Nabil Shaikh's senior thesis took him more than 8,000 miles from Princeton to Hyderabad, India, where he interviewed terminally ill cancer patients about their experience with end-of-life care.
For Shaikh, a politics
major from Reading, Pennsylvania, the fieldwork was just one part of a four-year journey through the University that gave him the academic grounding, intellectual support and real-world experience needed to explore ethical, political and practical questions about caring for the terminally ill.
Shaikh came to the University expecting to major in chemistry and take a traditional route to medical school. After his first year at Princeton, he spent a summer working in Budapest, Hungary, through the International Internship Program
, which piqued his interest in health care access for disadvantaged populations. An internship after his sophomore year at the Dana-Farber Cancer Institute in Boston through the Princeton Internships in Community Service
program drew him to a range of questions surrounding end-of-life care.

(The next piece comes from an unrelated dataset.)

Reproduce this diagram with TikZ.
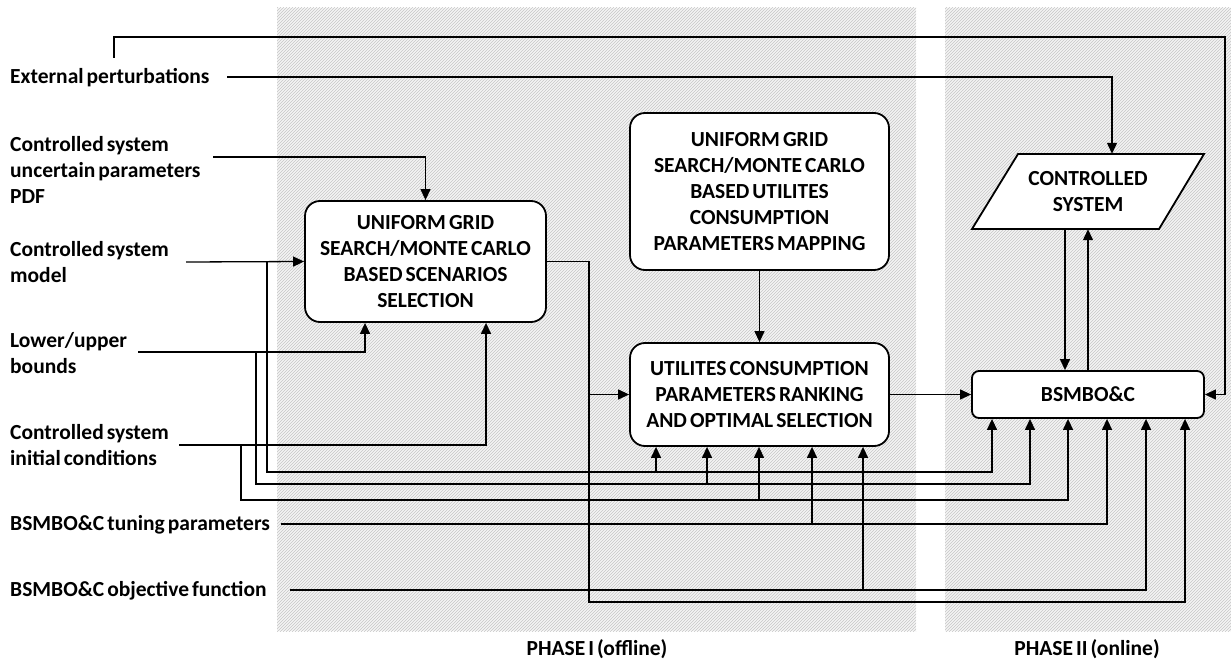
\documentclass[tikz,border=0pt]{standalone}
\usepackage{fontspec}
\setmainfont{Carlito}
\usetikzlibrary{arrows.meta,patterns,calc}
\newcommand{\diagfont}{\bfseries\fontsize{21.5}{26}\selectfont\spaceskip=0.14em plus 0.03em minus 0.02em\relax}
\begin{document}
\begin{tikzpicture}[x=1pt,y=-1pt,
  every node/.style={font=\diagfont},
  lab/.style={anchor=west,align=left,inner sep=0pt},
  blk/.style={draw,line width=1.8pt,rounded corners=15pt,fill=white,align=center,inner sep=0pt},
  wire/.style={line width=1.3pt},
  arr/.style={wire,-{Triangle[length=11pt,width=10pt]}},
  phase/.style={fill=gray!9},
  hatch/.style={pattern=north east lines,pattern color=gray!45}
]
\useasboundingbox (0,0) rectangle (1231,663);
% phases background
\fill[phase] (277,8) rectangle (916,631);
\fill[hatch] (277,8) rectangle (916,631);
\fill[phase] (945,8) rectangle (1231,631);
\fill[hatch] (945,8) rectangle (1231,631);

% left labels
\node[lab] (lep) at (10,78) {External perturbations};
\node[lab] (lpdf) at (10,170) {Controlled system\\uncertain parameters\\PDF};
\node[lab] (lmod) at (10,262.5) {Controlled system\\model};
\node[lab] (llb) at (10,353.5) {Lower/upper\\bounds};
\node[lab] (lic) at (10,445.5) {Controlled system\\initial conditions};
\node[lab] (ltp) at (10,525) {BSMBO\&C tuning parameters};
\node[lab] (lof) at (10,591) {BSMBO\&C objective function};

% connector starts
\coordinate (tp) at (114,58);
\coordinate (ep) at (227,77);
\coordinate (pdf) at (213,157);
\coordinate (mod) at (186,262);
\coordinate (lb) at (138,352);
\coordinate (ic) at (179,445);
\coordinate (tn) at (281,524);
\coordinate (of) at (290,590);

% blocks
\node[blk,minimum width=241pt,minimum height=121pt] (b1) at (425.5,261.5)
  {UNIFORM GRID\\SEARCH/MONTE CARLO\\BASED SCENARIOS\\SELECTION};
\node[blk,minimum width=259pt,minimum height=157pt] (b2) at (759.5,191.5)
  {UNIFORM GRID\\SEARCH/MONTE CARLO\\BASED UTILITES\\CONSUMPTION\\PARAMETERS MAPPING};
\node[blk,minimum width=259pt,minimum height=103pt] (b3) at (759.5,394.5)
  {UTILITES CONSUMPTION\\PARAMETERS RANKING\\AND OPTIMAL SELECTION};
\node[blk,rounded corners=7pt,minimum width=232pt,minimum height=47pt] (bs) at (1088,394.5) {BSMBO\&C};

% controlled system parallelogram
\draw[line width=1.8pt,fill=white] (1018,154) -- (1204,154) -- (1159,229) -- (972,229) -- cycle;
\node[align=center,inner sep=0pt,minimum width=232pt,minimum height=75pt] (cs) at (1088,191.5) {CONTROLLED\\SYSTEM};

% connectors
\draw[arr] (tp) |- (1225,37) |- (bs.east);
\draw[arr] (ep) -| (cs.north -| 1112,0);
\draw[arr] (pdf) -| (b1.north);
\draw[arr] (mod) -- (b1.west);
\draw[arr] (lb) -| (b1.south -| 365,0);
\draw[arr] (ic) -| (b1.south -| 486,0);

\draw[arr] (267,262) |- (656,472) -- (b3.south -| 656,0);
\draw[arr] (656,472) -| (bs.south -| 992,0);
\draw[arr] (256,352) |- (707,484) -- (b3.south -| 707,0);
\draw[arr] (707,484) -| (bs.south -| 1030,0);
\draw[arr] (241,445) |- (759,500) -- (b3.south -| 759,0);
\draw[arr] (759,500) -| (bs.south -| 1068,0);
\draw[arr] (tn) -| (b3.south -| 812,0);
\draw[arr] (812,524) -| (bs.south -| 1107,0);
\draw[arr] (of) -| (b3.south -| 863,0);
\draw[arr] (863,590) -| (bs.south -| 1146,0);

\draw[arr] (b1.east) -| (589,602) -| (bs.south -| 1185,0);
\draw[arr] (589,394.5) -- (b3.west);
\draw[arr] (b2.south) -- (b3.north);
\draw[arr] (b3.east) -- (bs.west);
\draw[arr] (cs.south -| 1065,0) -- (bs.north -| 1065,0);
\draw[arr] (bs.north -| 1088,0) -- (cs.south -| 1088,0);

% phase labels
\node (p1) at (597,649) {PHASE I (offline)};
\node (p2) at (1087,649) {PHASE II (online)};
\end{tikzpicture}
\end{document}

"At the individual level, I wonder about the ideal and most well-imagined form of living out the best of your days at the end of your life," Shaikh said. "At the caregiving level, there's the question of how you turn from figuring out the best curative route for a patient to focusing on improving quality of life. And at the policymaking and political level, how can we talk about end-of-life care as just as important an aspect of the public health agenda as issues such as fighting infectious diseases?"